Task statement:
Copy, in full, each line of the material that holds the word "Write".

╭─ Dataset extract

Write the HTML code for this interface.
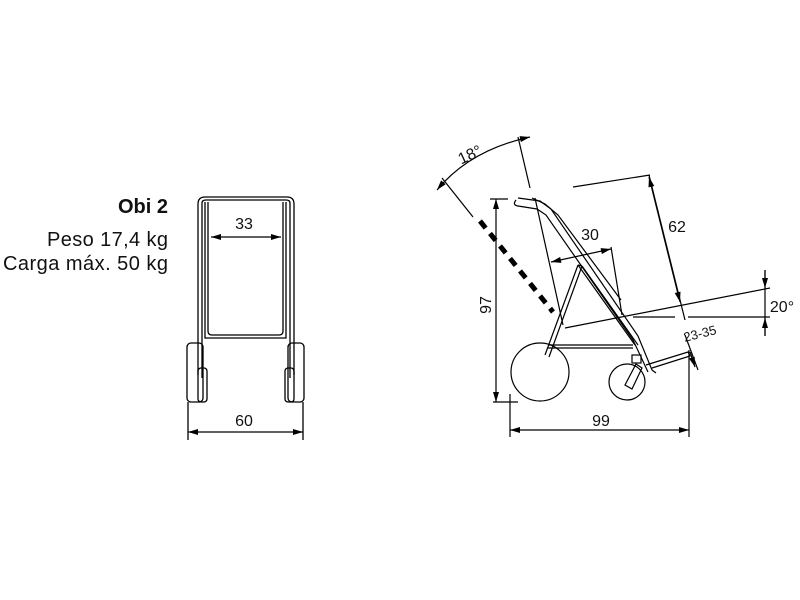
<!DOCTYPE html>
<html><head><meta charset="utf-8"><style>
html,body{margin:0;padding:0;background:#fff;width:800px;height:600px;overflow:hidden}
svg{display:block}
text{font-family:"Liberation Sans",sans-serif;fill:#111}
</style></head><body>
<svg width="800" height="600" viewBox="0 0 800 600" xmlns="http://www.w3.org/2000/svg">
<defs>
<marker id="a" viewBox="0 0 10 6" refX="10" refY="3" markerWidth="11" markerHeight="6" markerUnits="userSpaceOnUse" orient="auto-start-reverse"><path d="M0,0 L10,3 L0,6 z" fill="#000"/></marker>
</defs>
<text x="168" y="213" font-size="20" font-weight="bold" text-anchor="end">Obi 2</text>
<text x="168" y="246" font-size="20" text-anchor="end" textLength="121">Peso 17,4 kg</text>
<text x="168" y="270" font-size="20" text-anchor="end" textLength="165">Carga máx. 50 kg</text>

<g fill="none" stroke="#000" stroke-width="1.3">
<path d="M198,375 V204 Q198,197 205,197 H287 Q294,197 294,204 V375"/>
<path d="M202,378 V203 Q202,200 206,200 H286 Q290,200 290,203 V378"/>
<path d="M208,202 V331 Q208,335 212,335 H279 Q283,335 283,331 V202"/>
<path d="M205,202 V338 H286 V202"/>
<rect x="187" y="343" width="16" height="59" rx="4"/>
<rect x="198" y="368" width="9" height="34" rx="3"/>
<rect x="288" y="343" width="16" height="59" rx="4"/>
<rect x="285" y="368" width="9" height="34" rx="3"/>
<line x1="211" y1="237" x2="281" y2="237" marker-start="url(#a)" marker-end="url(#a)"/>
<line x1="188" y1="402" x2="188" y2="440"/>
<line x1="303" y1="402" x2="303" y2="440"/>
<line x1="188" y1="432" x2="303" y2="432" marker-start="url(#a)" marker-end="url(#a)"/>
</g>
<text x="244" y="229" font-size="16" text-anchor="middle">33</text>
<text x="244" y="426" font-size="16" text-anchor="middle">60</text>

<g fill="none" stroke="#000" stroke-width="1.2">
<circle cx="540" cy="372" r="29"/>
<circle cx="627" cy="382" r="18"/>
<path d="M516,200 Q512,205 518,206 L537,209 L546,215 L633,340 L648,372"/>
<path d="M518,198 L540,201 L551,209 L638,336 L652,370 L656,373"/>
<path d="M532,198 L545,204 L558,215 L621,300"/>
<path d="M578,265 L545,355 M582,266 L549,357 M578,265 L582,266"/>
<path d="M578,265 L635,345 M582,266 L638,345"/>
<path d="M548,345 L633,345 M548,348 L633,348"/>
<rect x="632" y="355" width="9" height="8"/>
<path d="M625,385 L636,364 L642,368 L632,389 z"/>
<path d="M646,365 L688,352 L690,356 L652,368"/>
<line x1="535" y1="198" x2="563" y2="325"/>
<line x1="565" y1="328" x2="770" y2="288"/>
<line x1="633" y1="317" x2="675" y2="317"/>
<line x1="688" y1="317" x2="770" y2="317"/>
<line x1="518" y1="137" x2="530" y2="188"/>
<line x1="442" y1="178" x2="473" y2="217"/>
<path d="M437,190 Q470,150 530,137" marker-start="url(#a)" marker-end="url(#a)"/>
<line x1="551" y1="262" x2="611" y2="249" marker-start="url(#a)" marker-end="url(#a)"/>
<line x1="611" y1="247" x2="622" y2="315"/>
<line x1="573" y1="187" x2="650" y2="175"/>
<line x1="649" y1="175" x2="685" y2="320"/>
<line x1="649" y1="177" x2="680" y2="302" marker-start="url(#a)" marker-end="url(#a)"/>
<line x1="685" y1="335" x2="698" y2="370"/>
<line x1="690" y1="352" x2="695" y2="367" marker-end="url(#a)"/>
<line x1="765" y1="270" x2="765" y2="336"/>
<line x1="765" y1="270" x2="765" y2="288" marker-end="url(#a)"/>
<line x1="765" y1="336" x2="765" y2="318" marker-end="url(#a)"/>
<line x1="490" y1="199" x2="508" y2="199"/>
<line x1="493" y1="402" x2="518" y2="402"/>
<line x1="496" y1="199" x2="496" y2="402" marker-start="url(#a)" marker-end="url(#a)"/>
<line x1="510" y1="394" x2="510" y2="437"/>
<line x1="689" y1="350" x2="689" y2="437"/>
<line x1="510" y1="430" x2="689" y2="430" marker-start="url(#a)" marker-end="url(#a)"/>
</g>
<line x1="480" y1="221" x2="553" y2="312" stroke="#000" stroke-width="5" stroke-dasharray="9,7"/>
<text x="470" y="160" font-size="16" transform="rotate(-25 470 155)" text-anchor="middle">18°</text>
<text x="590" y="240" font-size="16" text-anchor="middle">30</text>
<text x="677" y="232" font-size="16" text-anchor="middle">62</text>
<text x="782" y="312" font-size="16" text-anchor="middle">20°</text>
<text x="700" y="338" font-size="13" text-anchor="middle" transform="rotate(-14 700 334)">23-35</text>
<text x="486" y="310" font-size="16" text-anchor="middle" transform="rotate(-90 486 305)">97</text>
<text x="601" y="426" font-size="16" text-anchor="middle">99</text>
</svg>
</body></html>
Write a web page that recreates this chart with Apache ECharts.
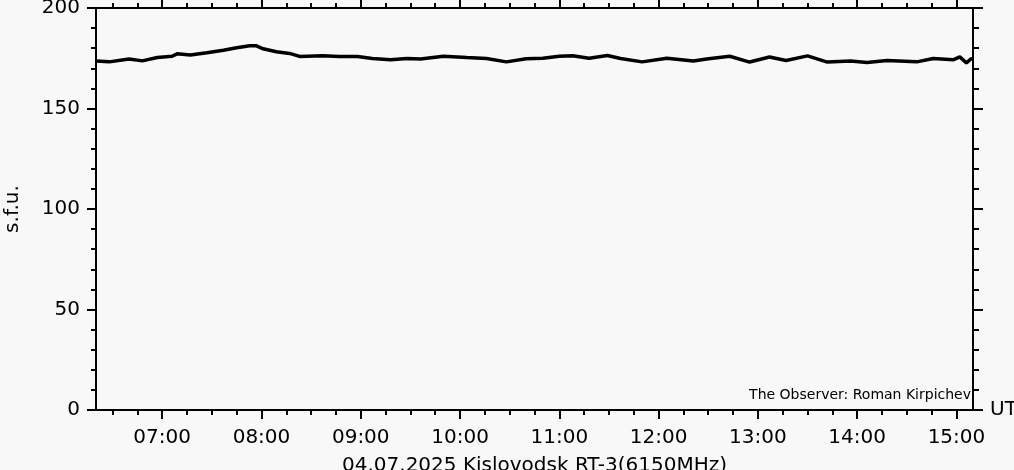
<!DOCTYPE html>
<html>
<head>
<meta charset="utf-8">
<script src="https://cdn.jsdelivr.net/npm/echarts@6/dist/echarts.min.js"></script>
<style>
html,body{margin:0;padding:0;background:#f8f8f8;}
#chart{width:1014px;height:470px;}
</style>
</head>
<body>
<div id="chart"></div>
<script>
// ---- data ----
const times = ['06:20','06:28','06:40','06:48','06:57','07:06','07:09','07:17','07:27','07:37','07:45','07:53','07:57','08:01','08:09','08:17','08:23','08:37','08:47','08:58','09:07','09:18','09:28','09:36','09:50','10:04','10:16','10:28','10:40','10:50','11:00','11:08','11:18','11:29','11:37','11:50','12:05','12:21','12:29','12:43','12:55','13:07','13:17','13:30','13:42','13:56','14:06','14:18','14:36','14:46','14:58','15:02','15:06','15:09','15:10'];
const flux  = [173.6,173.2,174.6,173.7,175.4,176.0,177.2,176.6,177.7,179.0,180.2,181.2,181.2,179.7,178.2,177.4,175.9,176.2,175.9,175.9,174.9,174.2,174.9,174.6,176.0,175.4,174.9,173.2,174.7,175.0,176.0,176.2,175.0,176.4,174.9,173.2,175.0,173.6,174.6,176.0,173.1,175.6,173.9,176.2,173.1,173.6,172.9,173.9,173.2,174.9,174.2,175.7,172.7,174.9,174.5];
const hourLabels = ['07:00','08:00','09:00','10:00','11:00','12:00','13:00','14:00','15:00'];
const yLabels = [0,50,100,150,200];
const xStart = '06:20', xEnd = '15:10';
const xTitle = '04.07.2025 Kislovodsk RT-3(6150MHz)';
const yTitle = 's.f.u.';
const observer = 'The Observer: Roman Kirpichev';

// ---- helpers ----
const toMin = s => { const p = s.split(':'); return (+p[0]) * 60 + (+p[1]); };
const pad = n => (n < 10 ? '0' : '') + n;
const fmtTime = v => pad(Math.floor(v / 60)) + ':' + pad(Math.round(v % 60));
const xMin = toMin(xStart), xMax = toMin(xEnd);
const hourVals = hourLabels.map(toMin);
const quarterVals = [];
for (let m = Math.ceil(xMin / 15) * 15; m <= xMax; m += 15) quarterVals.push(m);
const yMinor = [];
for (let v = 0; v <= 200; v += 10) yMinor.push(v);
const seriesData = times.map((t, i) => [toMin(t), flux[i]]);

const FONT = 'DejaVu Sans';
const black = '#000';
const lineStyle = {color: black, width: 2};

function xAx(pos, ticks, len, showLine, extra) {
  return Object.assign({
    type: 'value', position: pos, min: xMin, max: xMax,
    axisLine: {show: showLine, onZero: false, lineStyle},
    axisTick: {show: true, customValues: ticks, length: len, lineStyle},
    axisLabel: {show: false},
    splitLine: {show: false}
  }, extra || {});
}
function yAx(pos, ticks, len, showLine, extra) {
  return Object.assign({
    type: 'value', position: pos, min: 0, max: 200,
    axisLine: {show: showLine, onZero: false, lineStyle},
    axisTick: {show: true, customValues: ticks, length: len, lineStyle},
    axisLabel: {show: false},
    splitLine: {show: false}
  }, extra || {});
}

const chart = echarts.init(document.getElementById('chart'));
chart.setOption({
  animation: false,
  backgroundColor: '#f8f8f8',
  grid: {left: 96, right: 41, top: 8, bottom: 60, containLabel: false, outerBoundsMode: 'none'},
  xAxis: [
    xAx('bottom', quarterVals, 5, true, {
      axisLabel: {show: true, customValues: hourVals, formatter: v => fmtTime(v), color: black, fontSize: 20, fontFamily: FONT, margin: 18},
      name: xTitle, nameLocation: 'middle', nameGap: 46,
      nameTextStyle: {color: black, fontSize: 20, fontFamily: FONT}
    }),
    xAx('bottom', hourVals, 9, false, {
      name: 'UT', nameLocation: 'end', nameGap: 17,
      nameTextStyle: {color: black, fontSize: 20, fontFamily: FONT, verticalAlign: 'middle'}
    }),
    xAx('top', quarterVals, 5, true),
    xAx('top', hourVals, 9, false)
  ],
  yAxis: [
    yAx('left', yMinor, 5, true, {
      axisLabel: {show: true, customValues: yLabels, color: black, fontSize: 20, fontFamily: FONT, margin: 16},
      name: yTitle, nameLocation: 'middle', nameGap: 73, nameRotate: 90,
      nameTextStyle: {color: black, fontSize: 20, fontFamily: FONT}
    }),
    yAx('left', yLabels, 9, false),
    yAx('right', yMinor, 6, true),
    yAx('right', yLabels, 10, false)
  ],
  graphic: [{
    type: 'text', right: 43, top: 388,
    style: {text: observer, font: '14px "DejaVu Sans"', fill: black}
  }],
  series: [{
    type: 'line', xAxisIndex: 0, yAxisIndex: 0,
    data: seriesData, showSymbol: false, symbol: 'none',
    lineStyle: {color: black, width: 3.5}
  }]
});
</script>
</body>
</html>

╰─

Expected answer:
Write the HTML code for this interface.
Write a web page that recreates this chart with Apache ECharts.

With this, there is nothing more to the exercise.